Task.
Repeat each record exactly as written, and drop any images.

(Records from a data collection)
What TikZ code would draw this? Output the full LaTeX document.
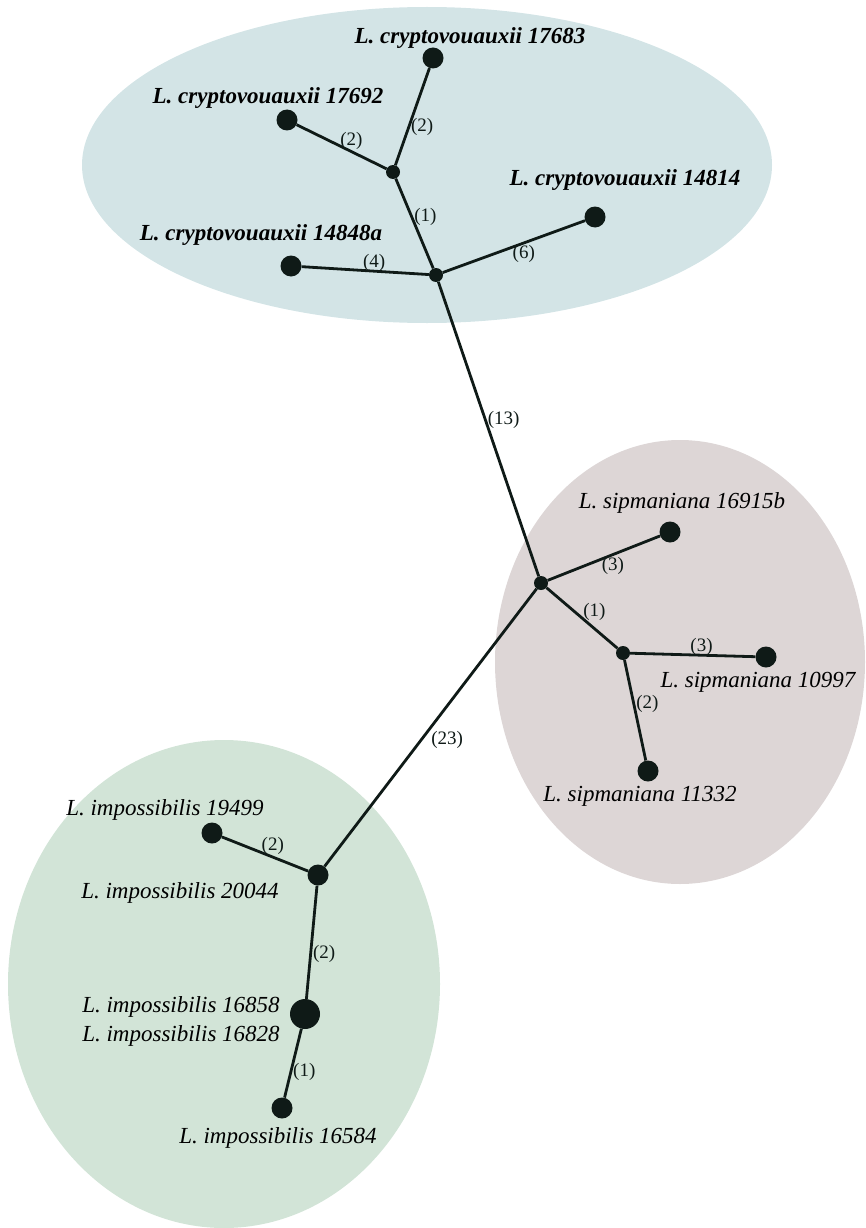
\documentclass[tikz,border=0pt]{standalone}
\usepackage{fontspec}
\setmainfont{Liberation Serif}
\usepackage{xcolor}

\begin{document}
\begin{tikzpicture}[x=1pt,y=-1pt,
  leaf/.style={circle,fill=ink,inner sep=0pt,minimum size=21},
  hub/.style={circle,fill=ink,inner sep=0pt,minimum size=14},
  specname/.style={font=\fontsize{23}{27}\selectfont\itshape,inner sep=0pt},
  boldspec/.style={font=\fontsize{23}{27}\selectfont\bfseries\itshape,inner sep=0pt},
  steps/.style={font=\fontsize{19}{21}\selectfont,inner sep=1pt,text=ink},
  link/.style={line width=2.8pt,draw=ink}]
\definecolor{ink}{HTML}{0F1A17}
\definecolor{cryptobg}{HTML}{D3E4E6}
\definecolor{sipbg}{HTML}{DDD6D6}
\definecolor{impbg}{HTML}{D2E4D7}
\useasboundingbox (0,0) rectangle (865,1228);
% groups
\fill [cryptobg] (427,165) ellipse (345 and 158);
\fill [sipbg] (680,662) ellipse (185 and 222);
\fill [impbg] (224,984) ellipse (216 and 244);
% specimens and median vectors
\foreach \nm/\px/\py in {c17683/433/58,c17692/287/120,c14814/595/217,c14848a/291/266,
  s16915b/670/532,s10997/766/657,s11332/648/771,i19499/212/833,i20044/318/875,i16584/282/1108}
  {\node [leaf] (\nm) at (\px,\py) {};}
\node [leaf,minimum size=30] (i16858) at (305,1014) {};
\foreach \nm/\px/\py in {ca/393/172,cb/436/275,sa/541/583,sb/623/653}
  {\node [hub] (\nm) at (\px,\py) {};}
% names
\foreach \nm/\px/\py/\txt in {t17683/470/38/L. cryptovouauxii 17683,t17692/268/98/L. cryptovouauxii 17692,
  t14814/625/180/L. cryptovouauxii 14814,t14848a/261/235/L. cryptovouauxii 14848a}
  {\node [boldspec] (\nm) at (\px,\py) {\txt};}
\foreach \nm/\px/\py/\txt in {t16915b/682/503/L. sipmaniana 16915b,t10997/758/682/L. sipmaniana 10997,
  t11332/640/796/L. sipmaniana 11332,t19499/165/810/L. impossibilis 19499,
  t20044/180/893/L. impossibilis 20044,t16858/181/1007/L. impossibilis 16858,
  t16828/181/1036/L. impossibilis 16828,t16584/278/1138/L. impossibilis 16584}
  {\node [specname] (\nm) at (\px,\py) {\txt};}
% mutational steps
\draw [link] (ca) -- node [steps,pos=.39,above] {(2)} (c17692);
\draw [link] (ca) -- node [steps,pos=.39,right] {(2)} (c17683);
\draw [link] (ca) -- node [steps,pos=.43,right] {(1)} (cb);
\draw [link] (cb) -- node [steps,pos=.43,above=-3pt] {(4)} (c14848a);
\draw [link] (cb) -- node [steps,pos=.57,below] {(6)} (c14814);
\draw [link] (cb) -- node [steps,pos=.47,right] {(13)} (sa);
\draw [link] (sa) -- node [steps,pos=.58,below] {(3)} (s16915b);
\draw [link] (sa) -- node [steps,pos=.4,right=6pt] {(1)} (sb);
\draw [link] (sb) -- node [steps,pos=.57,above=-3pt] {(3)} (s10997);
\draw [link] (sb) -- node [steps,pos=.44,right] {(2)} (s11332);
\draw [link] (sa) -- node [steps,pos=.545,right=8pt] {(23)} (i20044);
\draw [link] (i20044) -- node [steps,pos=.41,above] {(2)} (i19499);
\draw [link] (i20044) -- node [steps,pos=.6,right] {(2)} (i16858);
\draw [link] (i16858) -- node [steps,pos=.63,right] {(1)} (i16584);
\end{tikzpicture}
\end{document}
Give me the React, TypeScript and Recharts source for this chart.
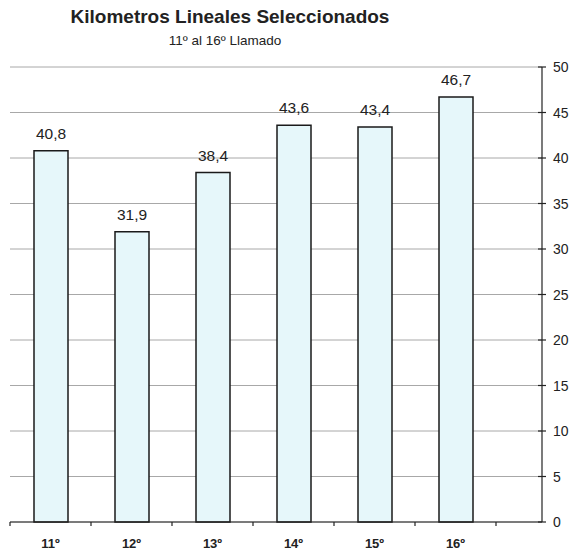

Correct result.
What TikZ code would draw this? Output the full LaTeX document.
\documentclass[tikz,border=0pt]{standalone}
\usepackage{fontspec}
\setmainfont{Liberation Serif}
\usepackage{xcolor}

\begin{document}
\begin{tikzpicture}[x=1pt,y=-1pt,
  leaf/.style={circle,fill=ink,inner sep=0pt,minimum size=21},
  hub/.style={circle,fill=ink,inner sep=0pt,minimum size=14},
  specname/.style={font=\fontsize{23}{27}\selectfont\itshape,inner sep=0pt},
  boldspec/.style={font=\fontsize{23}{27}\selectfont\bfseries\itshape,inner sep=0pt},
  steps/.style={font=\fontsize{19}{21}\selectfont,inner sep=1pt,text=ink},
  link/.style={line width=2.8pt,draw=ink}]
\definecolor{ink}{HTML}{0F1A17}
\definecolor{cryptobg}{HTML}{D3E4E6}
\definecolor{sipbg}{HTML}{DDD6D6}
\definecolor{impbg}{HTML}{D2E4D7}
\useasboundingbox (0,0) rectangle (865,1228);
% groups
\fill [cryptobg] (427,165) ellipse (345 and 158);
\fill [sipbg] (680,662) ellipse (185 and 222);
\fill [impbg] (224,984) ellipse (216 and 244);
% specimens and median vectors
\foreach \nm/\px/\py in {c17683/433/58,c17692/287/120,c14814/595/217,c14848a/291/266,
  s16915b/670/532,s10997/766/657,s11332/648/771,i19499/212/833,i20044/318/875,i16584/282/1108}
  {\node [leaf] (\nm) at (\px,\py) {};}
\node [leaf,minimum size=30] (i16858) at (305,1014) {};
\foreach \nm/\px/\py in {ca/393/172,cb/436/275,sa/541/583,sb/623/653}
  {\node [hub] (\nm) at (\px,\py) {};}
% names
\foreach \nm/\px/\py/\txt in {t17683/470/38/L. cryptovouauxii 17683,t17692/268/98/L. cryptovouauxii 17692,
  t14814/625/180/L. cryptovouauxii 14814,t14848a/261/235/L. cryptovouauxii 14848a}
  {\node [boldspec] (\nm) at (\px,\py) {\txt};}
\foreach \nm/\px/\py/\txt in {t16915b/682/503/L. sipmaniana 16915b,t10997/758/682/L. sipmaniana 10997,
  t11332/640/796/L. sipmaniana 11332,t19499/165/810/L. impossibilis 19499,
  t20044/180/893/L. impossibilis 20044,t16858/181/1007/L. impossibilis 16858,
  t16828/181/1036/L. impossibilis 16828,t16584/278/1138/L. impossibilis 16584}
  {\node [specname] (\nm) at (\px,\py) {\txt};}
% mutational steps
\draw [link] (ca) -- node [steps,pos=.39,above] {(2)} (c17692);
\draw [link] (ca) -- node [steps,pos=.39,right] {(2)} (c17683);
\draw [link] (ca) -- node [steps,pos=.43,right] {(1)} (cb);
\draw [link] (cb) -- node [steps,pos=.43,above=-3pt] {(4)} (c14848a);
\draw [link] (cb) -- node [steps,pos=.57,below] {(6)} (c14814);
\draw [link] (cb) -- node [steps,pos=.47,right] {(13)} (sa);
\draw [link] (sa) -- node [steps,pos=.58,below] {(3)} (s16915b);
\draw [link] (sa) -- node [steps,pos=.4,right=6pt] {(1)} (sb);
\draw [link] (sb) -- node [steps,pos=.57,above=-3pt] {(3)} (s10997);
\draw [link] (sb) -- node [steps,pos=.44,right] {(2)} (s11332);
\draw [link] (sa) -- node [steps,pos=.545,right=8pt] {(23)} (i20044);
\draw [link] (i20044) -- node [steps,pos=.41,above] {(2)} (i19499);
\draw [link] (i20044) -- node [steps,pos=.6,right] {(2)} (i16858);
\draw [link] (i16858) -- node [steps,pos=.63,right] {(1)} (i16584);
\end{tikzpicture}
\end{document}
Give me the React, TypeScript and Recharts source for this chart.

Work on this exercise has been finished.